![](image.jpg)

As a Data Analyst at a leading global HR consultancy, your mission is to delve into an extensive database of resumes to identify suitable candidates for tech-focused roles. This task involves using regular expressions to extract key data points and applying data preprocessing techniques to organize this information effectively.

## Dataset Summary

`resumes.csv`

| Column      | Data Type | Description                                                  |
|-------------|-----------|--------------------------------------------------------------|
| `ID`        | float     | Unique identifier for each resume.                           |
| `Resume_str`| object    | Full text of the resume, rich with details for analysis.     |
| `Category`  | object    | Job category of the resume, indicating the field of expertise. |

## Let's Get Started!

Embark on this analytical journey to harness advanced data analysis techniques for real-world HR challenges. This project is your chance to impact the hiring process by ensuring that tech talent finds their ideal job. Let's begin this exciting journey!


In [19]:
import pandas as pd
import re

# Load the resume dataset from a CSV file into a DataFrame
resumes = pd.read_csv('resumes.csv')
resumes.sample(3)

Unnamed: 0,ID,Resume_str,Category
1245,24574164.0,"SENIOR DIRECTOR, PRODUCT MANAGEMENT ...",DIGITAL-MEDIA
810,17660419.0,GUEST LECTURER Accompli...,FITNESS
766,29992154.0,CASHIER Summary 3 years in ...,HEALTHCARE


In [20]:
import pandas as pd
import re

# Load the dataset from CSV file into DataFrame
resumes = pd.read_csv('resumes.csv')

def extract_job_title(resume_str):
    # Regex pattern to match job titles (this is a simple example, might need adjustment)
    title_pattern = r'(?i)(?:title|position):\s*([\w\s]+)'
    match = re.search(title_pattern, resume_str)
    return match.group(1) if match else None

def extract_tech_skills(resume_str):
    # Define common technical skills
    tech_skills = ['Python', 'SQL', 'R', 'Excel']
    # Regex pattern to match any of the defined tech skills
    skill_pattern = r'\b(' + '|'.join(tech_skills) + r')\b'
    found_skills = re.findall(skill_pattern, resume_str)
    return list(set(found_skills))  # Remove duplicates

def extract_education(resume_str):
    # Define common educational degrees
    education_levels = ['PhD', 'Master', 'Bachelor']
    # Regex pattern to match any of the defined education levels
    edu_pattern = r'\b(' + '|'.join(education_levels) + r')\b'
    match = re.search(edu_pattern, resume_str)
    return match.group(1) if match else None

# Apply the extraction functions to each row in the DataFrame
resumes['job_title'] = resumes['Resume_str'].apply(extract_job_title)
resumes['tech_skills'] = resumes['Resume_str'].apply(extract_tech_skills)
resumes['education'] = resumes['Resume_str'].apply(extract_education)

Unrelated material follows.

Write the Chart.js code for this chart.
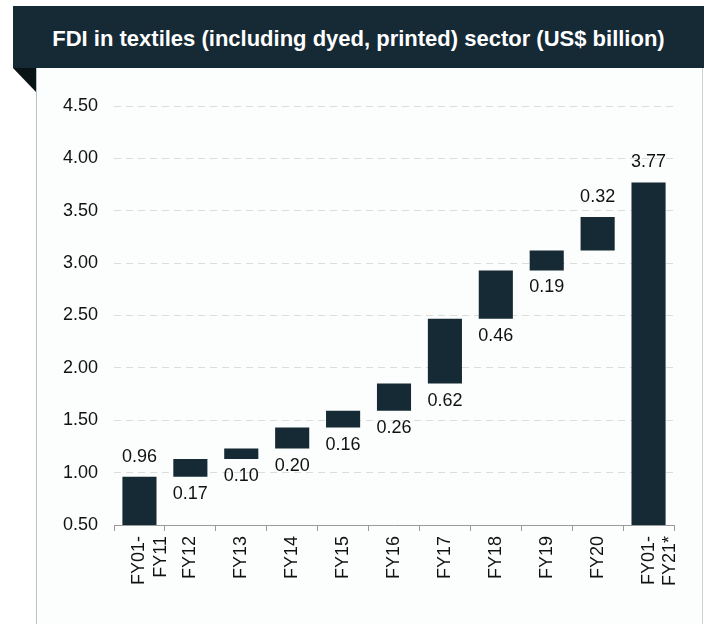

# Create a new DataFrame with the required columns and filter out records with any missing values
candidates_df = resumes[['ID', 'job_title', 'tech_skills', 'education']].copy()
candidates_df.columns = ['id', 'job_title', 'tech_skills', 'education']  # Rename columns

# Drop rows where any of the new columns have null or empty string values
candidates_df.dropna(subset=['job_title', 'tech_skills', 'education'], inplace=True)

# Display the first few records of the new DataFrame
print(candidates_df.head())

              id  ... education
266   28035460.0  ...    Master
948   55712978.0  ...       PhD
1134  11333660.0  ...       PhD

[3 rows x 4 columns]